Buried.

That about sums it up for most of the country these past few weeks. What are you supposed to do when there is this much snow?

You play in it!!

Spinning the freestyle way (I tried to embed the video but all I can give you is the link. Sorry.)

You cozy up by the fire and admire the serenity of it.

 

And if you still aren’t lovin’ the snow you can always EAT it!   That’s right, snow cream. I’ve always wanted to try this so when it dumped a foot of fluffy, sparkling white I knew the time was ripe. 

Snow cream is snow mixed with cream and sugar to sweeten the deal. Snow cream makes a great base to easily experiment with the flavors. Don’t make life complicated; think mix, freeze and eat. I turned to spices to jazz things up a bit and decided it was the perfect time to try my sapote.
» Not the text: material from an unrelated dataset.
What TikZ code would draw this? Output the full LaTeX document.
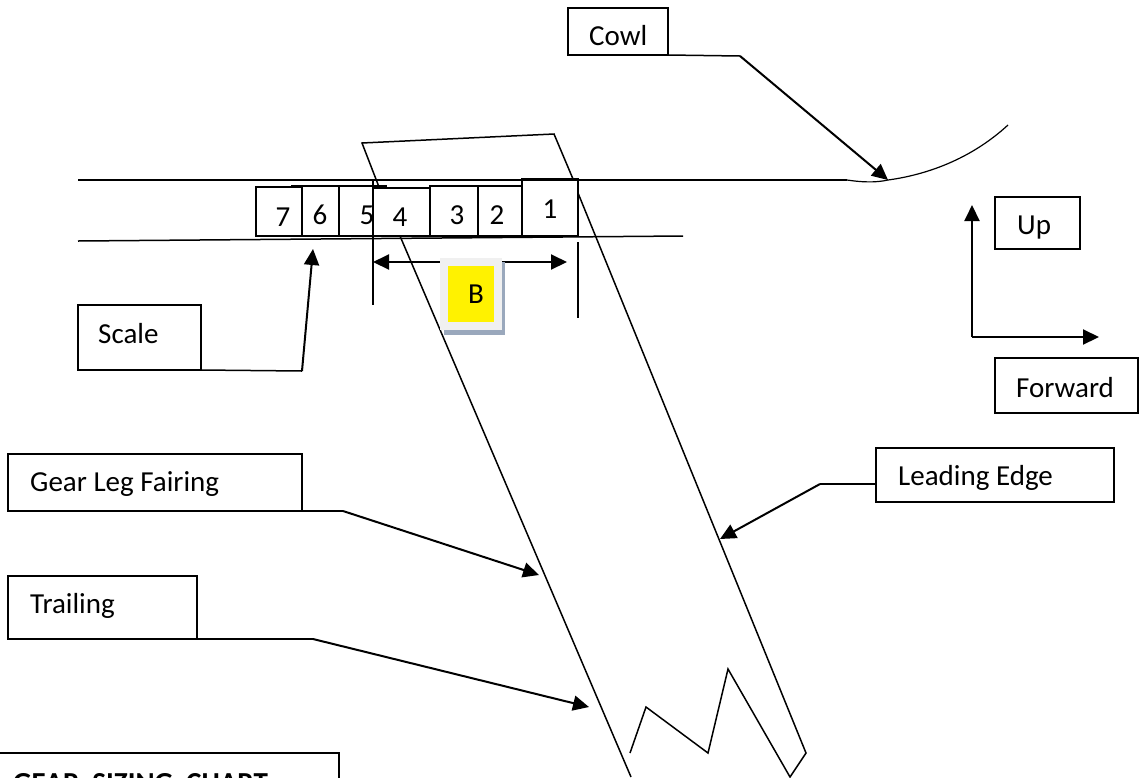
\documentclass[tikz,border=0pt]{standalone}
\usepackage{fontspec}
\setmainfont{Carlito}
\usetikzlibrary{arrows.meta}
\definecolor{shadowc}{HTML}{9AA8BC}
\definecolor{framec}{HTML}{F0F0F0}
\begin{document}
\begin{tikzpicture}[x=1pt,y=-1pt,
  ln/.style={line width=1.5pt,black},
  arr/.style={line width=2pt,black,-{Triangle[length=16pt,width=15pt]}},
  lab/.style={inner sep=0pt,font=\fontsize{29}{31}\selectfont,anchor=base west},
  num/.style={inner sep=0pt,font=\fontsize{29}{31}\selectfont,anchor=base}]
\useasboundingbox (0,0) rectangle (1139,777);
\clip (0,0) rectangle (1139,777);
\fill[white] (0,0) rectangle (1139,777);
\foreach \n/\x/\y in {a1/78/180,a2/847/180,b1/78/241,b2/683/236,
  cw/1008/125,tp1/362/143,tp2/554/134,tp3/573/179,tp4/379/187,
  bar1/291/186,bar2/387/186,
  le1/578/193,le2/806/753,le3/790/777,z1/728/669,z2/708/753,z3/646/707,z4/630/753,
  te1/400/236,te2/631/777,
  v1a/373/179,v1b/373/305,v2a/578/242,v2b/578/318,
  ba/373/262,bb/567/262,
  cow1/668/55,cow2/740/56,cow3/888/180,
  sc1/201/370,sc2/302/371,sc3/313/249,
  gl1/302/511,gl2/343/511,gl3/539/575,
  tr1/197/639,tr2/313/639,tr3/589/707,
  ld1/876/484,ld2/820/484,ld3/720/539,
  o/972/337,up/972/205,fw/1099/337}
  {\coordinate (\n) at (\x,\y);}
\foreach \n/\xa/\ya/\xb/\yb in {s7/256/187/302/236,s6/302/186/339/236,s5/339/186/373/236,s4/373/188/430/236,s3/430/186/478/236,s2/478/186/522/236,s1/522/179/578/236}
  {\draw[ln] (\xa,\ya) rectangle (\xb,\yb);}
\draw[ln] (a1)--(a2);
\draw[ln] (b1)--(b2);
\draw[ln,line width=1.2pt] (a2) .. controls (860,182) and (875,183) .. (cow3) .. controls (925,175) and (970,160) .. (cw);
\draw[ln] (tp4)--(tp1)--(tp2)--(tp3);
\draw[ln] (bar1)--(bar2);
\draw[ln] (le1)--(le2)--(le3)--(z1)--(z2)--(z3)--(z4);
\draw[ln] (te1)--(te2);
\draw[ln] (v1a)--(v1b);
\draw[ln] (v2a)--(v2b);
\draw[arr,{Triangle[length=16pt,width=15pt]}-{Triangle[length=16pt,width=15pt]}] (ba)--(bb);
% B box
\fill[shadowc] (444,262) rectangle (505,335);
\fill[framec] (440,258) rectangle (502,330);
\fill[yellow] (448,266) rectangle (494,322);
\node[lab] (B) at (468,303) {B};
\node[num] (n7) at (283,226) {7};
\node[num] (n6) at (320,224) {6};
\node[num] (n5) at (367,224) {5};
\node[num] (n4) at (400,226) {4};
\node[num] (n3) at (457,224) {3};
\node[num] (n2) at (497,224) {2};
\node[num] (n1) at (550,218) {1};
\draw[ln] (568,8) rectangle (668,55);
\node[lab] (cowl) at (589,45) {Cowl};
\draw[ln] (995,197) rectangle (1080,249);
\node[lab] (uplab) at (1017,234) {Up};
\draw[ln] (995,358) rectangle (1138,413);
\node[lab] (fwd) at (1016,397) {Forward};
\draw[ln] (78,305) rectangle (201,370);
\node[lab] (scale) at (98,343) {Scale};
\draw[ln] (8,454) rectangle (302,511);
\node[lab] (gear) at (30,491) {Gear Leg Fairing};
\draw[ln] (8,576) rectangle (197,639);
\node[lab] (trail) at (30,613) {Trailing};
\draw[ln] (876,448) rectangle (1114,502);
\node[lab] (lead) at (898,485) {Leading Edge};
\draw[ln] (-2,753) rectangle (339,800);
\node[lab,font=\fontsize{29}{31}\selectfont\bfseries] (chart) at (13,792) {GEAR\ \ SIZING\ \ CHART};
\draw[ln] (cow1)--(cow2);
\draw[arr] (cow2)--(cow3);
\draw[ln] (sc1)--(sc2);
\draw[arr] (sc2)--(sc3);
\draw[ln] (gl1)--(gl2);
\draw[arr] (gl2)--(gl3);
\draw[ln] (tr1)--(tr2);
\draw[arr] (tr2)--(tr3);
\draw[ln] (ld1)--(ld2);
\draw[arr] (ld2)--(ld3);
\draw[arr] (o)--(up);
\draw[arr] (o)--(fw);
\end{tikzpicture}
\end{document}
Let me explain sapote because up until last October I’d never heard of it as a spice.

Last autumn during a trip to Montreal I stumbled across a fantastic spice shop at the Marché Jean-Talone.

It’s called La Dépense or Epices de Cru and specializes in world spices from the deVienne Family. Being in Montreal the spice clerks didn’t speak a word of English. I dusted off my old French and the staff were very welcoming. As far as I know, I asked for something unusual but pleasant and tasty with sweets.
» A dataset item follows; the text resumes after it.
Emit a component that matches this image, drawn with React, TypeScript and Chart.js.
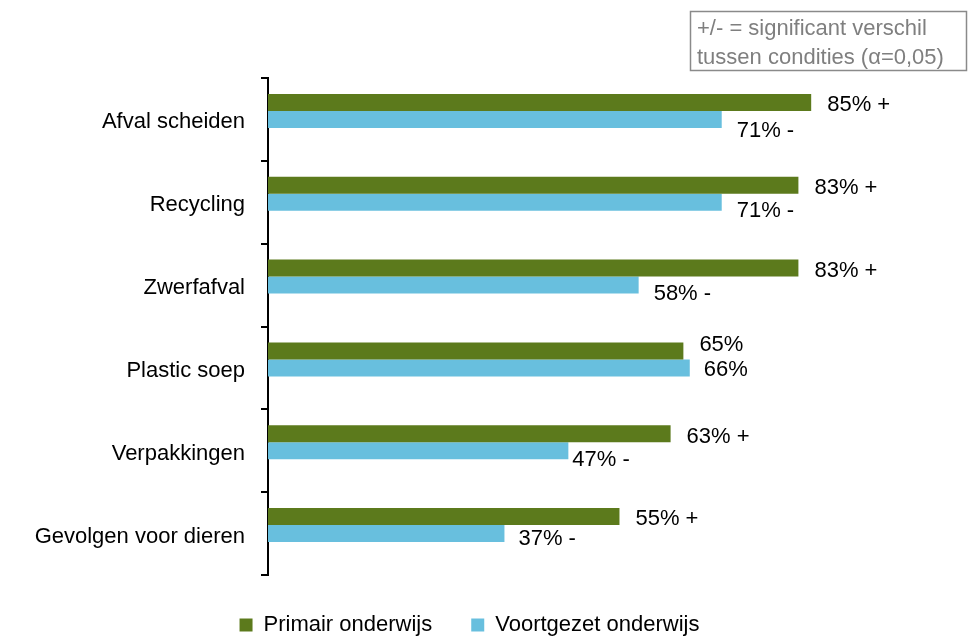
import React, { useEffect, useRef } from 'react';
import { Chart, registerables } from 'chart.js';

Chart.register(...registerables);

const categories = ['Afval scheiden', 'Recycling', 'Zwerfafval', 'Plastic soep', 'Verpakkingen', 'Gevolgen voor dieren'];
const primair = [85, 83, 83, 65, 63, 55];
const voortgezet = [71, 71, 58, 66, 47, 37];
const primairSig = ['+', '+', '+', '', '+', '+'];
const voortgezetSig = ['-', '-', '-', '', '-', '-'];
const seriesNames = ['Primair onderwijs', 'Voortgezet onderwijs'];
const noteLines = ['+/- = significant verschil', 'tussen condities (α=0,05)'];

const GREEN = '#5C7A1C';
const BLUE = '#68BFDE';
const FONT_FAMILY = '"Liberation Sans", Arial, Helvetica, sans-serif';

// label placement tweaks (dx from bar end, dy from bar centre) per dataset / category
const labelOffsets: number[][][] = [
  [[16, 3], [16, 3], [16, 3], [16, -6], [16, 3], [16, 2]],
  [[15, 12], [15, 9], [15, 9], [14, 2], [4, 9], [14, 5]],
];

const valueLabelPlugin = {
  id: 'valueLabels',
  afterDatasetsDraw(chart: any) {
    const ctx = chart.ctx;
    const sigs = [primairSig, voortgezetSig];
    ctx.save();
    ctx.font = `22px ${FONT_FAMILY}`;
    ctx.fillStyle = '#000';
    ctx.textAlign = 'left';
    ctx.textBaseline = 'middle';
    [0, 1].forEach((di) => {
      const meta = chart.getDatasetMeta(di);
      const data = chart.data.datasets[di].data as number[];
      meta.data.forEach((el: any, i: number) => {
        const v = data[i];
        if (v == null) return;
        const s = sigs[di][i];
        const txt = `${v}%` + (s ? ` ${s}` : '');
        const [dx, dy] = labelOffsets[di][i];
        ctx.fillText(txt, el.x + dx, el.y + dy);
      });
    });
    ctx.restore();
  },
};

const noteBoxPlugin = {
  id: 'noteBox',
  afterDraw(chart: any) {
    const ctx = chart.ctx;
    ctx.save();
    ctx.strokeStyle = '#8A8A8A';
    ctx.lineWidth = 1.5;
    ctx.strokeRect(690.5, 11.5, 276, 59);
    ctx.font = `22px ${FONT_FAMILY}`;
    ctx.fillStyle = '#7F7F7F';
    ctx.textAlign = 'left';
    ctx.textBaseline = 'middle';
    ctx.fillText(noteLines[0], 697, 29);
    ctx.fillText(noteLines[1], 697, 58);
    ctx.restore();
  },
};

export default function App() {
  const ref = useRef<HTMLCanvasElement | null>(null);

  useEffect(() => {
    document.body.style.margin = '0';
    const canvas = ref.current;
    if (!canvas) return;
    const font = { family: FONT_FAMILY, size: 22 };
    const chart = new Chart(canvas, {
      type: 'bar',
      data: {
        labels: categories,
        datasets: [
          { label: seriesNames[0], data: primair, backgroundColor: GREEN, borderWidth: 0 },
          { label: seriesNames[1], data: voortgezet, backgroundColor: BLUE, borderWidth: 0 },
          { label: '', data: categories.map(() => null), backgroundColor: 'rgba(0,0,0,0)', borderWidth: 0 },
        ],
      },
      options: {
        indexAxis: 'y',
        animation: false,
        responsive: false,
        devicePixelRatio: 1,
        datasets: { bar: { categoryPercentage: 0.616, barPercentage: 1.0 } },
        layout: { padding: { top: 78, right: 30, left: 0, bottom: -8 } },
        scales: {
          x: { display: false, min: 0, max: 105 },
          y: {
            grid: {
              display: true,
              drawOnChartArea: false,
              drawTicks: true,
              tickLength: 7,
              color: '#000',
              lineWidth: 2,
              offset: true,
            },
            border: { display: true, color: '#000', width: 2 },
            ticks: { color: '#000', font, padding: 16, labelOffset: 3 },
            afterFit: (s: any) => {
              s.width = 268;
            },
          },
        },
        plugins: {
          legend: {
            position: 'bottom',
            labels: {
              boxWidth: 13,
              boxHeight: 13,
              color: '#000',
              font,
              padding: 39,
              filter: (item: any) => item.datasetIndex < 2,
            },
          },
          tooltip: { enabled: false },
        },
      } as any,
      plugins: [valueLabelPlugin, noteBoxPlugin],
    });
    return () => chart.destroy();
  }, []);

  return <canvas ref={ref} width={969} height={638} style={{ display: 'block' }} />;
}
 The spice clerk cruised the aisles and with a flourish pulled down a jar filled with what looked like almonds on steroids. It was a jar of sapote nuts. Sapote has a mild almond flavor with cherry undertones. It’s supposed to be good grated with a nutmeg grater into warm milk with honey…or…(drumroll)…snow cream!

I also thought I’d use a little nutmeg to brighten the flavor and vanilla because well, I add vanilla to everything.

So here’s the rundown on my version of snow cream. The entire thing was a big make-it-up-as-you-go experiment. The end result was quite tasty.

How to Make Snow Cream

 What to use:

  • nutmeg grater
  • 1 tsp. grated nutmeg (more or less)
  • 1 Tbs. grated sapote (more or less)
  • 1 tsp. vanilla extract
  • 8 cups of fresh snow (more or less)
  • 1 cup of sugar
  • 1 cup cream
  • 1 cup-ish whole milk

What to do:

 1. Grate the sapote and nutmeg. Blend it with the sugar. 

 

 

2. Put this into a giant bowl. Next, collect your snow and add it to the bowl with the sugar.

3. Add your vanilla then stir. At this point you’ll want to move quickly because snow does melt. Once the sugar mixture is distributed add your milk and cream. Stir like crazy. The consistency will look a little like mashed potatoes.

4. Once you’re done put it into a chilled container to store in the freezer to cure for a few hours.

5. Scoop and serve! The consistency will be similar to a cross between sorbet and granita. In fact the Italians started the snow cream trend with limonata which they made by adding sweetened lemon mixture to snow.

The verdict: Snow cream is tasty, fun and just feels like a neat thing to do. I probably wouldn’t serve it at a dinner party but everyone does like the novelty of it.

What about you? What do you love about the snow and have you ever used it as an ingredient?